Nearly one-third of the local workforce, more than 52,000 people, now commute in from outside the county. Not by choice, but by necessity. Teachers, EMTs, bus drivers, and retail workers who keep this place running cannot live in the towns they serve. That weakens schools, strains services and it erodes community bonds.
Civic engagement from the local families disappears with them. There are fewer voters, fewer advocates, fewer neighbors willing to speak up. In their absence, wealthier seasonal residents take control. Policy shifts, priorities change, the gap between where we live and where we work grows larger by the mile. With it, the soul of Southwest Florida begins to fray.
The Disappearing Local Business Landscape
Beloved mom and pop shops are vanishing. In their place come upscale boutiques, self-storage buildings, high end chains, or empty storefronts waiting for the next developer’s blueprint.
More than thirty restaurants across Lee and Collier counties closed in early 2025. Local favorites like ‘‘Bistro Forty-One”, “Cru”, “Bonita Bill’s”, “Voodoo Brewing Company”, and “Divine Donuts”. Gone. In Punta Gorda, “Dean’s South of the Border” closed its doors after 30 years and put the property up for sale. Naples has lost long standing staples like “Yabba Island Grill”, “Ziggy D’Amico’s Whiskey Bar and Diner”, ‘‘AZN Asian Cuisine”, and “The Pearl Steak and Seafood”.
These are not just business closures. These are cultural landmarks. They are places where memories were made and families gathered, but now they are fading and fast!
Housing Is Outpacing Income
According to the “Florida Gulf Coast University Housing Affordability Index”, first-time buyers can no longer afford median-priced homes in any of the three major counties. Even repeat buyers are being priced out of Lee and Charlotte. Only Collier remains barely within reach, and even that is slipping.
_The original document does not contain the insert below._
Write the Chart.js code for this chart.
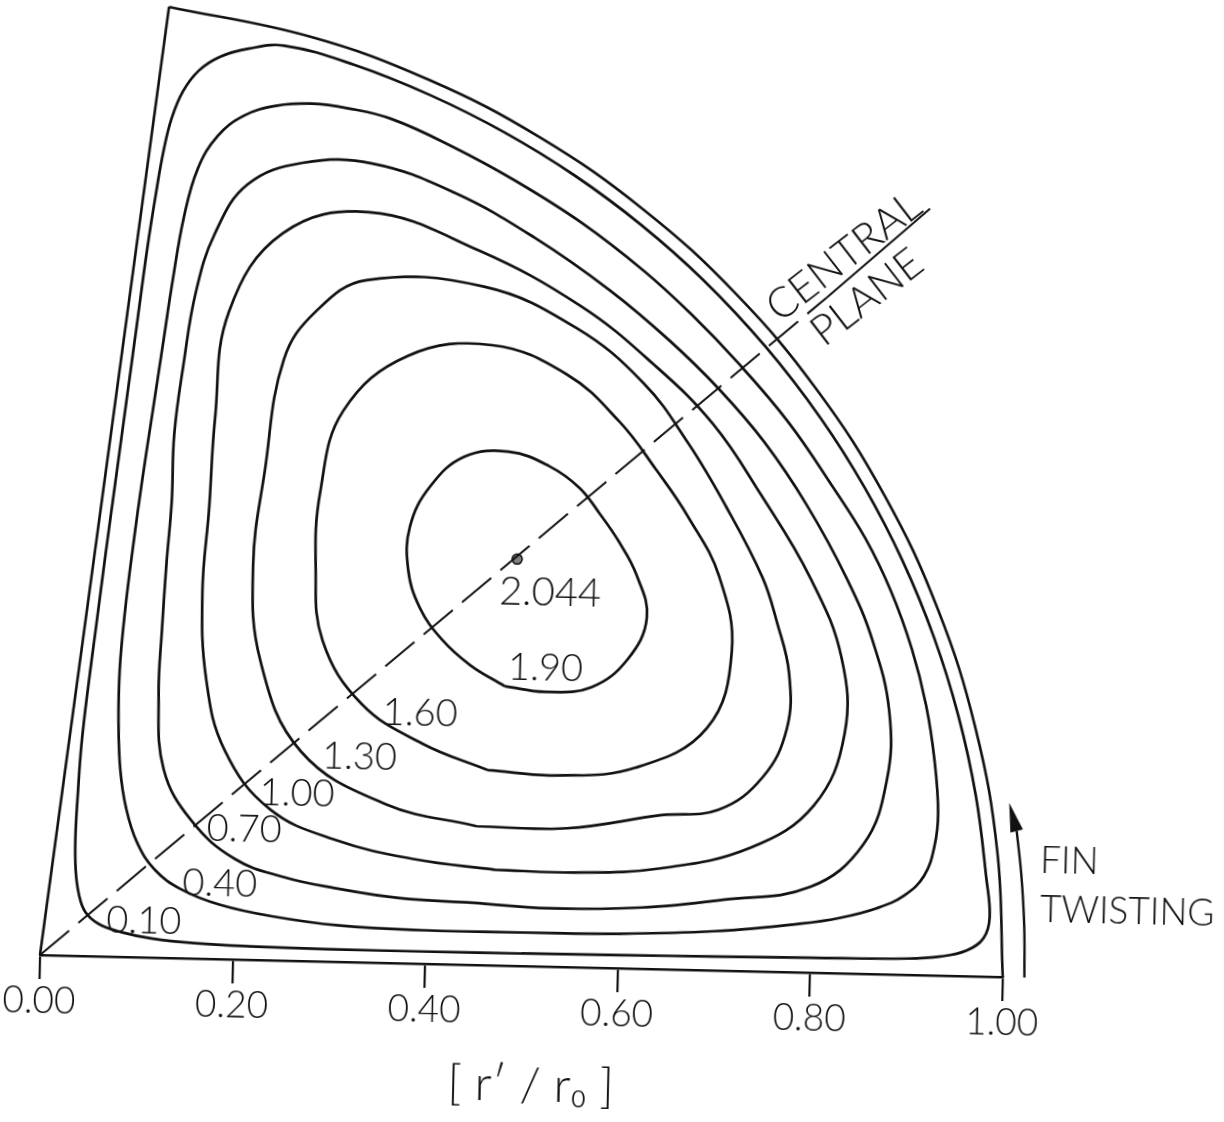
<!DOCTYPE html>
<html><head><meta charset="utf-8">
<style>
html,body{margin:0;padding:0;background:#fff;overflow:hidden;width:1224px;height:1122px;}
#wrap{position:absolute;left:0;top:-30px;width:1224px;height:1152px;transform-origin:40px 985px;transform:rotate(1.31deg);}
canvas{display:block;}
</style>
<script src="https://cdn.jsdelivr.net/npm/chart.js@4.4.1/dist/chart.umd.min.js"></script>
</head><body>
<div id="wrap"><canvas id="c" width="1224" height="1152"></canvas></div>
<script>
// ---- axis ----
const xTicks = [0, 0.2, 0.4, 0.6, 0.8, 1.0];
const tickLabels = ['0.00','0.20','0.40','0.60','0.80','1.00'];
const axisTitle = '\u2002[ r\u2032 / r\u2080 ]';

// ---- contour levels and their traced curves (x along fin r'/r0, y normal to it) ----
const levels = ['0.10','0.40','0.70','1.00','1.30','1.60','1.90'];
const c010 = [[0.50,0.0132],[0.40,0.0128],[0.30,0.013],[0.22,0.014],[0.16,0.016],[0.115,0.020],[0.083,0.026],[0.060,0.034],[0.046,0.046],[0.039,0.064],[0.035,0.090],[0.034,0.125],[0.0355,0.170],[0.038,0.220],[0.0435,0.280],[0.0505,0.345],[0.0585,0.420],[0.0675,0.500],[0.0765,0.580],[0.0855,0.660],[0.0945,0.740],[0.1025,0.800],[0.1095,0.845],[0.117,0.878],[0.128,0.906],[0.144,0.928],[0.166,0.943],[0.195,0.952],[0.232,0.956],[0.3047,0.9378],[0.3852,0.9076],[0.4629,0.8705],[0.5370,0.8270],[0.6071,0.7770],[0.6725,0.7212],[0.7385,0.6533],[0.7977,0.5796],[0.8452,0.5078],[0.8862,0.4323],[0.9205,0.3534],[0.9478,0.2717],[0.9679,0.1881],[0.9806,0.1030],[0.985,0.062],[0.979,0.040],[0.962,0.027],[0.935,0.020],[0.90,0.017],[0.80,0.0155],[0.70,0.0145],[0.60,0.0138],[0.50,0.0132]];
const c040 = [[0.50,0.035],[0.40,0.035],[0.31,0.038],[0.24,0.046],[0.185,0.057],[0.145,0.072],[0.117,0.092],[0.098,0.120],[0.086,0.155],[0.079,0.195],[0.076,0.245],[0.076,0.300],[0.080,0.360],[0.087,0.430],[0.095,0.500],[0.104,0.570],[0.113,0.640],[0.122,0.710],[0.132,0.775],[0.145,0.825],[0.165,0.860],[0.192,0.882],[0.225,0.893],[0.262,0.896],[0.300,0.892],[0.345,0.882],[0.408,0.855],[0.474,0.821],[0.545,0.778],[0.611,0.729],[0.661,0.685],[0.711,0.635],[0.764,0.575],[0.812,0.508],[0.847,0.455],[0.875,0.400],[0.898,0.340],[0.914,0.282],[0.924,0.225],[0.929,0.170],[0.926,0.135],[0.916,0.104],[0.896,0.083],[0.868,0.069],[0.830,0.058],[0.790,0.051],[0.70,0.041],[0.60,0.036],[0.50,0.035]];
const c070 = [[0.448,0.065],[0.528,0.061],[0.624,0.064],[0.708,0.074],[0.798,0.0895],[0.852,0.135],[0.875,0.203],[0.876,0.274],[0.857,0.348],[0.829,0.412],[0.785,0.489],[0.740,0.553],[0.692,0.607],[0.639,0.657],[0.576,0.708],[0.497,0.761],[0.413,0.806],[0.326,0.835],[0.254,0.834],[0.197,0.810],[0.164,0.757],[0.146,0.696],[0.135,0.621],[0.127,0.547],[0.126,0.477],[0.122,0.412],[0.119,0.345],[0.117,0.274],[0.124,0.197],[0.154,0.144],[0.200,0.105],[0.252,0.087],[0.304,0.077],[0.372,0.068],[0.448,0.065]];
const c100 = [[0.470,0.100],[0.552,0.099],[0.640,0.105],[0.735,0.129],[0.800,0.175],[0.830,0.250],[0.825,0.330],[0.791,0.412],[0.737,0.499],[0.686,0.571],[0.624,0.631],[0.546,0.691],[0.438,0.747],[0.324,0.784],[0.235,0.760],[0.181,0.677],[0.169,0.565],[0.165,0.471],[0.160,0.383],[0.166,0.292],[0.187,0.218],[0.235,0.158],[0.305,0.127],[0.387,0.109],[0.470,0.100]];
const c130 = [[0.450,0.145],[0.544,0.145],[0.642,0.161],[0.701,0.168],[0.746,0.203],[0.770,0.2545],[0.771,0.312],[0.757,0.366],[0.741,0.412],[0.701,0.486],[0.661,0.550],[0.613,0.612],[0.542,0.668],[0.445,0.709],[0.323,0.713],[0.272,0.680],[0.239,0.628],[0.222,0.512],[0.212,0.412],[0.222,0.312],[0.266,0.219],[0.355,0.166],[0.450,0.145]];
const c160 = [[0.460,0.204],[0.534,0.200],[0.614,0.210],[0.687,0.253],[0.711,0.334],[0.696,0.412],[0.663,0.4725],[0.628,0.522],[0.589,0.571],[0.5335,0.619],[0.455,0.648],[0.368,0.635],[0.302,0.576],[0.280,0.491],[0.277,0.412],[0.286,0.335],[0.328,0.270],[0.392,0.230],[0.460,0.204]];
const c190 = [[0.476,0.292],[0.519,0.287],[0.566,0.293],[0.603,0.323],[0.622,0.367],[0.610,0.412],[0.591,0.446],[0.571,0.474],[0.549,0.501],[0.517,0.523],[0.475,0.537],[0.429,0.531],[0.394,0.499],[0.374,0.457],[0.373,0.412],[0.386,0.372],[0.410,0.339],[0.440,0.313],[0.476,0.292]];
const contours = [c010, c040, c070, c100, c130, c160, c190];

// ---- peak ----
const peakPoint = [[0.486,0.425]];
const peakValue = '2.044';

// ---- fin sector outline, central plane, twist arrow ----
const boundaryArc = [[1,0],[0.99144,0.13053],[0.96593,0.25882],[0.92388,0.38268],[0.86603,0.5],[0.79335,0.60876],[0.70711,0.70711],[0.60876,0.79335],[0.5,0.86603],[0.38268,0.92388],[0.25882,0.96593],[0.11147,0.99377]];
const leftEdge = [[0,0],[0.11147,0.99377]];
const centralPlane = [[0,0],[0.8015,0.7061]];
const centralPlaneEnd = [[0.8015,0.7061],[0.9063,0.8010]];
const twistArrow = [[1.0225,0],[1.0211,0.0535],[1.0169,0.1069],[1.0110,0.1529]];
const twistArrowTip = [1.0026,0.1822];

// ---- annotation placement ----
const labelAt = {'0.10':[0.107,0.038],'0.40':[0.185,0.079],'0.70':[0.209,0.136],'1.00':[0.263,0.175],'1.30':[0.327,0.215],'1.60':[0.389,0.262],'1.90':[0.518,0.312]};
const peakLabelAt = [0.521,0.391];
const notes = [
  {text:'CENTRAL', at:[0.818,0.749], rot:-39, size:42, align:'center'},
  {text:'PLANE', at:[0.843,0.707], rot:-39, size:42, align:'center'},
  {text:'FIN', at:[1.036,0.122], rot:0, size:37, align:'left'},
  {text:'TWISTING', at:[1.037,0.0705], rot:0, size:37, align:'left'}
];

const INK = '#111';
const FONT = "Lato, 'Liberation Sans', Arial, sans-serif";
const xy = a => a.map(p => ({x:p[0], y:p[1]}));
const curve = (pts, o) => Object.assign({data: xy(pts), showLine:true, pointRadius:0, borderColor:INK, borderWidth:2.7, tension:0.4, fill:false, clip:false}, o||{});

const datasets = [
  curve(boundaryArc, {borderWidth:2.6}),
  curve(leftEdge, {tension:0, borderWidth:2.6}),
  curve(centralPlane, {tension:0, borderWidth:2, borderDash:[38,12]}),
  curve(centralPlaneEnd, {tension:0, borderWidth:2}),
  curve(twistArrow, {borderWidth:2.4}),
  ...contours.map(c => curve(c)),
  {data: xy(peakPoint), showLine:false, pointRadius:5, pointBackgroundColor:'#808080', pointBorderColor:INK, pointBorderWidth:1.5, clip:false}
];

const textPlugin = {
  id:'textPlugin',
  afterDatasetsDraw(chart){
    const {ctx, scales:{x, y}} = chart;
    const put = (txt, at, size, rot, align) => {
      ctx.save();
      ctx.translate(x.getPixelForValue(at[0]), y.getPixelForValue(at[1]));
      if (rot) ctx.rotate(rot*Math.PI/180);
      ctx.font = '300 ' + size + 'px ' + FONT;
      ctx.fillStyle = INK;
      ctx.textAlign = align || 'center';
      ctx.textBaseline = 'middle';
      ctx.fillText(txt, 0, 0);
      ctx.restore();
    };
    levels.forEach(l => put(l, labelAt[l], 38));
    put(peakValue, peakLabelAt, 40);
    notes.forEach(n => put(n.text, n.at, n.size, n.rot, n.align));
    // arrow head of the twist arrow
    const b = twistArrow[twistArrow.length-1];
    const bx = x.getPixelForValue(b[0]), by = y.getPixelForValue(b[1]);
    const tx = x.getPixelForValue(twistArrowTip[0]), ty = y.getPixelForValue(twistArrowTip[1]);
    const dx = tx-bx, dy = ty-by, L = Math.hypot(dx,dy), nx = -dy/L*6.5, ny = dx/L*6.5;
    ctx.save();
    ctx.fillStyle = INK;
    ctx.beginPath();
    ctx.moveTo(tx,ty); ctx.lineTo(bx+nx,by+ny); ctx.lineTo(bx-nx,by-ny); ctx.closePath();
    ctx.fill();
    ctx.restore();
  }
};

new Chart(document.getElementById('c'), {
  type:'scatter',
  data:{datasets},
  options:{
    responsive:false, animation:false, devicePixelRatio:1,
    layout:{padding:{left:40, right:221, top:0, bottom:19}},
    plugins:{legend:{display:false}, tooltip:{enabled:false}},
    scales:{
      x:{type:'linear', min:0, max:1,
        afterBuildTicks: s => { s.ticks = xTicks.map(v => ({value:v})); },
        ticks:{callback:(v,i) => tickLabels[i], font:{family:FONT, size:37, weight:'300'}, color:INK, padding:0, maxRotation:0, autoSkip:false},
        grid:{display:true, drawOnChartArea:false, drawTicks:true, tickLength:24, color:INK, lineWidth:2.2},
        border:{display:true, color:INK, width:2.6},
        title:{display:true, text:axisTitle, font:{family:"Lato, 'DejaVu Sans', sans-serif", size:48, weight:'300'}, color:INK, padding:{top:22, bottom:0}}
      },
      y:{type:'linear', min:0, max:1.0227, display:false}
    }
  },
  plugins:[textPlugin]
});
</script>
</body></html>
In early 2025, Collier’s housing affordability score fell to 0.85. This means the average person does not qualify for a median-priced home. In Lee and Charlotte, affordability improved slightly, but the reality remains harsh.
In just 5 years, home prices in Southwest Florida rose by more than 60%.
Lee County climbed 67.8%.
Collier rose 62.3%.
Charlotte jumped 69.7%.
And wages barely moved.
The Rent Burden
Rent prices are exploding even faster. In 2022, the average rent for a 2-bedroom apartment required more than 38% of household income – well above the recommended 30% threshold. In Lee County alone, rent jumped 47% in a single year.
More than 44% of residents rent rather than own. In Collier, the median rent for a 3-bedroom unit can climb to $6,800 per month. Meanwhile, most essential workers earn between $40,000 and $50,000 per year.
So, What Now
This is not about left or right. It is not about red or blue. It is about stewardship. It is about legacy. It is about whether working people have a future here.
Because, if the people who ring the registers, clean the streets, and teach the children can no longer afford to live nearby, then what kind of community are we building?
We live where you vacation.
We work where you live.
This is not a complaint. It is a call, for fairness, for accountability, and a future where families can put down roots and build something lasting.
Let us not become tourists in our own home. Let us reclaim the promise of Southwest Florida. Not just for the few, but for all.